━━ Data extract ━━

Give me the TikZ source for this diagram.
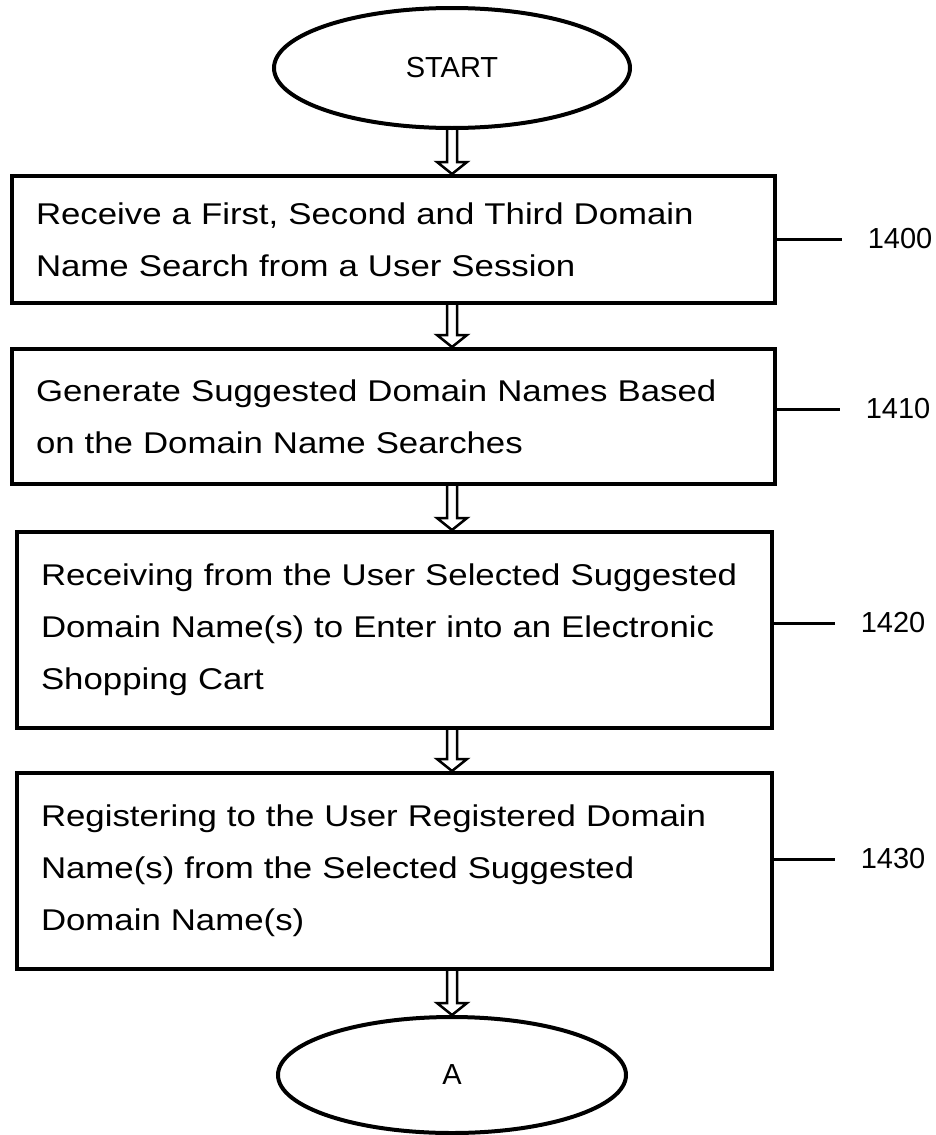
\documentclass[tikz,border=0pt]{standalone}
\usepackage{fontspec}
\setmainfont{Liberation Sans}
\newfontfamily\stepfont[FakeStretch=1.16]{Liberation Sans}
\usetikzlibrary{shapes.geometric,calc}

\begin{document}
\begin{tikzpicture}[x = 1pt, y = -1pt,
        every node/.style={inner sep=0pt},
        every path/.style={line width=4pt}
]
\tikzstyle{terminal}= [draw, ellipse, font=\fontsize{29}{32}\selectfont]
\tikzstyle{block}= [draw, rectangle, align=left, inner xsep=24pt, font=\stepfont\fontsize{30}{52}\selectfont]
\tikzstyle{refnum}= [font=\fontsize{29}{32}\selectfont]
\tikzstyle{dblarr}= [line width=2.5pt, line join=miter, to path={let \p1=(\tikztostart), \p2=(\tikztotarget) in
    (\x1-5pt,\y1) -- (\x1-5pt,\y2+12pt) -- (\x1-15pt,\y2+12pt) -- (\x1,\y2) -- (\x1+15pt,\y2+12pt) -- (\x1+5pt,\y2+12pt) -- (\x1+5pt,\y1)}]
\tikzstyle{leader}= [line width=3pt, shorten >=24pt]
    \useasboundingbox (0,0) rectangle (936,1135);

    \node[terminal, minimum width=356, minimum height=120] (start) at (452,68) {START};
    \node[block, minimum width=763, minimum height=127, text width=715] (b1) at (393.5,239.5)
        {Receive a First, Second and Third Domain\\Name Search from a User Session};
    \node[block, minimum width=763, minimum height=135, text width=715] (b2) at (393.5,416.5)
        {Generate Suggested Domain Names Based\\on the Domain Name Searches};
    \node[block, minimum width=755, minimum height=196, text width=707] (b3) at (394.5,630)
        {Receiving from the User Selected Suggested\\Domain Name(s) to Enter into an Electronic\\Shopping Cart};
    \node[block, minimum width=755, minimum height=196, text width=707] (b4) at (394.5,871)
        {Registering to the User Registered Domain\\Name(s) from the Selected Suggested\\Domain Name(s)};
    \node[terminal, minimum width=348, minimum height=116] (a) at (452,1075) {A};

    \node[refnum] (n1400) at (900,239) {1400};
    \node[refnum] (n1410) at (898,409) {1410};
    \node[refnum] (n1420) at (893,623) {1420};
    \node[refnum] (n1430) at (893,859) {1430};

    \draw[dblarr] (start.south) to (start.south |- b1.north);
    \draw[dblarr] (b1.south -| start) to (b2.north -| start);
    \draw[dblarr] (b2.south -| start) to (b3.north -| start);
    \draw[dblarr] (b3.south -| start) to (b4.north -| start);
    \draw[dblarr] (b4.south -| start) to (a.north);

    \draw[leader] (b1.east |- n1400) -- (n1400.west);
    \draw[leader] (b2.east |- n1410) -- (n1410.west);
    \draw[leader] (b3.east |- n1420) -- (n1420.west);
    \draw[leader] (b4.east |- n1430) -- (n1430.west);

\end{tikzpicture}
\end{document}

━━━

Stated exercise:
Omit the pictures, then quote the rest of the material above exactly.

Output for this exercise:
Give me the TikZ source for this diagram.
\documentclass[tikz,border=0pt]{standalone}
\usepackage{fontspec}
\setmainfont{Liberation Sans}
\newfontfamily\stepfont[FakeStretch=1.16]{Liberation Sans}
\usetikzlibrary{shapes.geometric,calc}

\begin{document}
\begin{tikzpicture}[x = 1pt, y = -1pt,
        every node/.style={inner sep=0pt},
        every path/.style={line width=4pt}
]
\tikzstyle{terminal}= [draw, ellipse, font=\fontsize{29}{32}\selectfont]
\tikzstyle{block}= [draw, rectangle, align=left, inner xsep=24pt, font=\stepfont\fontsize{30}{52}\selectfont]
\tikzstyle{refnum}= [font=\fontsize{29}{32}\selectfont]
\tikzstyle{dblarr}= [line width=2.5pt, line join=miter, to path={let \p1=(\tikztostart), \p2=(\tikztotarget) in
    (\x1-5pt,\y1) -- (\x1-5pt,\y2+12pt) -- (\x1-15pt,\y2+12pt) -- (\x1,\y2) -- (\x1+15pt,\y2+12pt) -- (\x1+5pt,\y2+12pt) -- (\x1+5pt,\y1)}]
\tikzstyle{leader}= [line width=3pt, shorten >=24pt]
    \useasboundingbox (0,0) rectangle (936,1135);

    \node[terminal, minimum width=356, minimum height=120] (start) at (452,68) {START};
    \node[block, minimum width=763, minimum height=127, text width=715] (b1) at (393.5,239.5)
        {Receive a First, Second and Third Domain\\Name Search from a User Session};
    \node[block, minimum width=763, minimum height=135, text width=715] (b2) at (393.5,416.5)
        {Generate Suggested Domain Names Based\\on the Domain Name Searches};
    \node[block, minimum width=755, minimum height=196, text width=707] (b3) at (394.5,630)
        {Receiving from the User Selected Suggested\\Domain Name(s) to Enter into an Electronic\\Shopping Cart};
    \node[block, minimum width=755, minimum height=196, text width=707] (b4) at (394.5,871)
        {Registering to the User Registered Domain\\Name(s) from the Selected Suggested\\Domain Name(s)};
    \node[terminal, minimum width=348, minimum height=116] (a) at (452,1075) {A};

    \node[refnum] (n1400) at (900,239) {1400};
    \node[refnum] (n1410) at (898,409) {1410};
    \node[refnum] (n1420) at (893,623) {1420};
    \node[refnum] (n1430) at (893,859) {1430};

    \draw[dblarr] (start.south) to (start.south |- b1.north);
    \draw[dblarr] (b1.south -| start) to (b2.north -| start);
    \draw[dblarr] (b2.south -| start) to (b3.north -| start);
    \draw[dblarr] (b3.south -| start) to (b4.north -| start);
    \draw[dblarr] (b4.south -| start) to (a.north);

    \draw[leader] (b1.east |- n1400) -- (n1400.west);
    \draw[leader] (b2.east |- n1410) -- (n1410.west);
    \draw[leader] (b3.east |- n1420) -- (n1420.west);
    \draw[leader] (b4.east |- n1430) -- (n1430.west);

\end{tikzpicture}
\end{document}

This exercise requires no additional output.